Short task:
Copy each line below exactly and leave the pictures out.

= = =

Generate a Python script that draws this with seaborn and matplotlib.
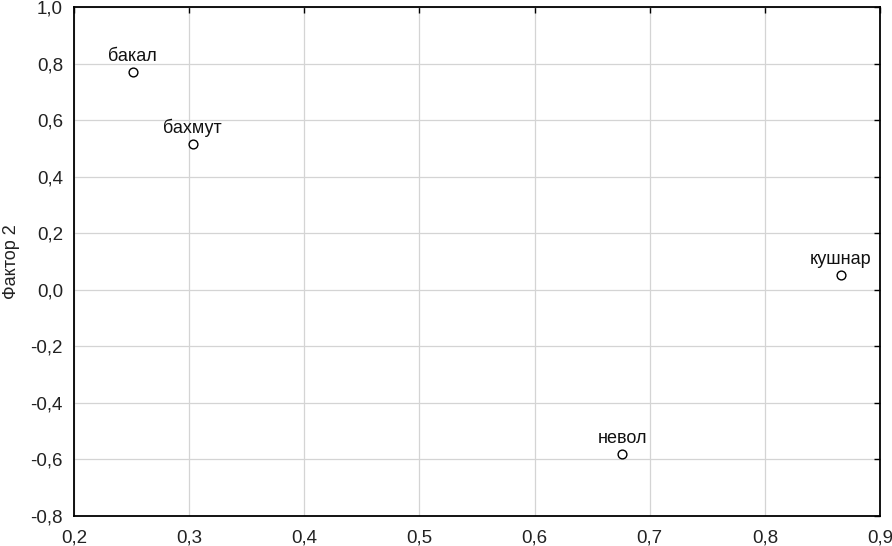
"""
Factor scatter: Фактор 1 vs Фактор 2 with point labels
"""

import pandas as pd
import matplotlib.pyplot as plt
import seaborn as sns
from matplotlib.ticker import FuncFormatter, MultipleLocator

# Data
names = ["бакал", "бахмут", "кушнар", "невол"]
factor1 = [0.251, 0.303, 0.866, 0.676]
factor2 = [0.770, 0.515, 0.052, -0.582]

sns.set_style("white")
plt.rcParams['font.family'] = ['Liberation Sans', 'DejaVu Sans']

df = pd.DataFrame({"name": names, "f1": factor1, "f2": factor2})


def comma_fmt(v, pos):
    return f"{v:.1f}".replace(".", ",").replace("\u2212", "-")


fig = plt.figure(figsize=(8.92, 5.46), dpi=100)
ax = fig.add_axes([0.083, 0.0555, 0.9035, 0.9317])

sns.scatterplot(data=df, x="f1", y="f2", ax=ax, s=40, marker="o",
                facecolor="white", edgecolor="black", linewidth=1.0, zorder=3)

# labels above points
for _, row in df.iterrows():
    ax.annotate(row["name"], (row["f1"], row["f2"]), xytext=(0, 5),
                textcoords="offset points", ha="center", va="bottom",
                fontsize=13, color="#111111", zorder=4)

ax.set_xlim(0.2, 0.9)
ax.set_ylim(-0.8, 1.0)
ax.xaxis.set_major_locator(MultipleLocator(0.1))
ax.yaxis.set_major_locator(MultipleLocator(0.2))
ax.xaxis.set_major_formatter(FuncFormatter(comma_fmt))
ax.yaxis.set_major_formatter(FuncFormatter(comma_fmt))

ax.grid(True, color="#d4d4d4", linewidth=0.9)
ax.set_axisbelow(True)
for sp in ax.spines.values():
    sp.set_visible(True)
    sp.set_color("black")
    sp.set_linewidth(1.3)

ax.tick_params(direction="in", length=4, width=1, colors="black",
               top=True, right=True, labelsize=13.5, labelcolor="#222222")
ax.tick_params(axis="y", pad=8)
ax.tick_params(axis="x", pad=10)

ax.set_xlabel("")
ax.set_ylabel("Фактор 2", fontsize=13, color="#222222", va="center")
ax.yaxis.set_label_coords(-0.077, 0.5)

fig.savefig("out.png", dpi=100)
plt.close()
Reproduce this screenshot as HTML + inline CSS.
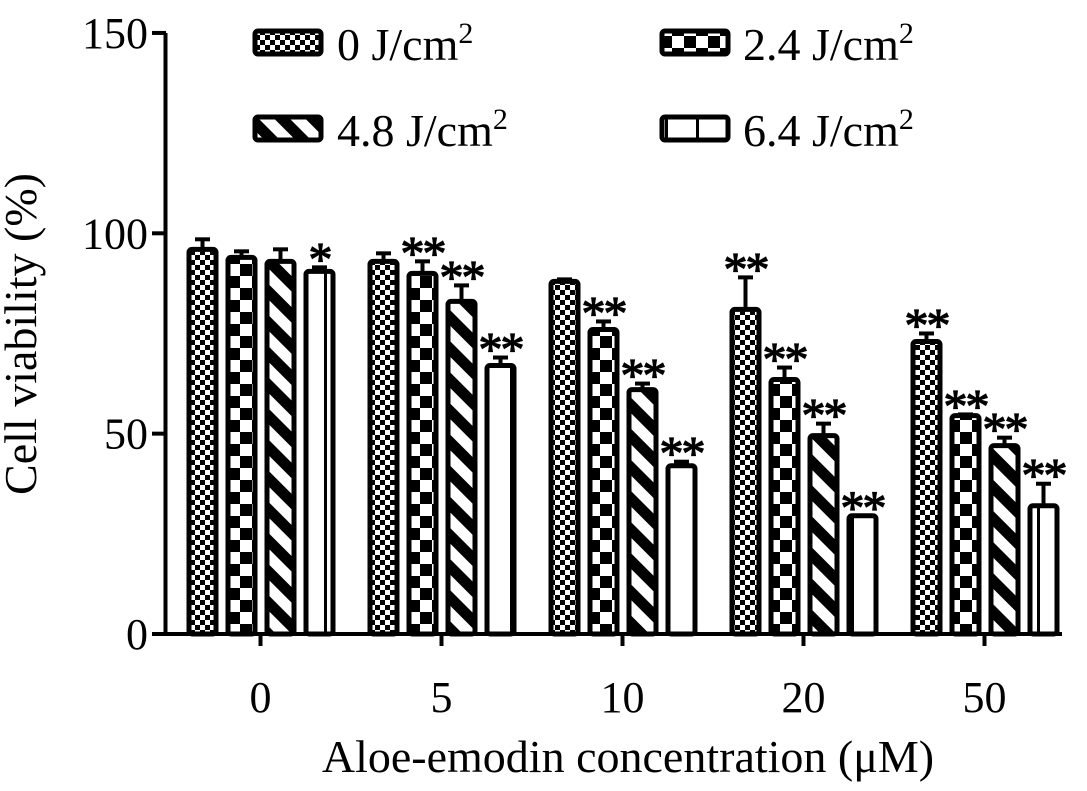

= = =

Answer to this exercise:
Generate a Python script that draws this with seaborn and matplotlib.
"""
Factor scatter: Фактор 1 vs Фактор 2 with point labels
"""

import pandas as pd
import matplotlib.pyplot as plt
import seaborn as sns
from matplotlib.ticker import FuncFormatter, MultipleLocator

# Data
names = ["бакал", "бахмут", "кушнар", "невол"]
factor1 = [0.251, 0.303, 0.866, 0.676]
factor2 = [0.770, 0.515, 0.052, -0.582]

sns.set_style("white")
plt.rcParams['font.family'] = ['Liberation Sans', 'DejaVu Sans']

df = pd.DataFrame({"name": names, "f1": factor1, "f2": factor2})


def comma_fmt(v, pos):
    return f"{v:.1f}".replace(".", ",").replace("\u2212", "-")


fig = plt.figure(figsize=(8.92, 5.46), dpi=100)
ax = fig.add_axes([0.083, 0.0555, 0.9035, 0.9317])

sns.scatterplot(data=df, x="f1", y="f2", ax=ax, s=40, marker="o",
                facecolor="white", edgecolor="black", linewidth=1.0, zorder=3)

# labels above points
for _, row in df.iterrows():
    ax.annotate(row["name"], (row["f1"], row["f2"]), xytext=(0, 5),
                textcoords="offset points", ha="center", va="bottom",
                fontsize=13, color="#111111", zorder=4)

ax.set_xlim(0.2, 0.9)
ax.set_ylim(-0.8, 1.0)
ax.xaxis.set_major_locator(MultipleLocator(0.1))
ax.yaxis.set_major_locator(MultipleLocator(0.2))
ax.xaxis.set_major_formatter(FuncFormatter(comma_fmt))
ax.yaxis.set_major_formatter(FuncFormatter(comma_fmt))

ax.grid(True, color="#d4d4d4", linewidth=0.9)
ax.set_axisbelow(True)
for sp in ax.spines.values():
    sp.set_visible(True)
    sp.set_color("black")
    sp.set_linewidth(1.3)

ax.tick_params(direction="in", length=4, width=1, colors="black",
               top=True, right=True, labelsize=13.5, labelcolor="#222222")
ax.tick_params(axis="y", pad=8)
ax.tick_params(axis="x", pad=10)

ax.set_xlabel("")
ax.set_ylabel("Фактор 2", fontsize=13, color="#222222", va="center")
ax.yaxis.set_label_coords(-0.077, 0.5)

fig.savefig("out.png", dpi=100)
plt.close()
Reproduce this screenshot as HTML + inline CSS.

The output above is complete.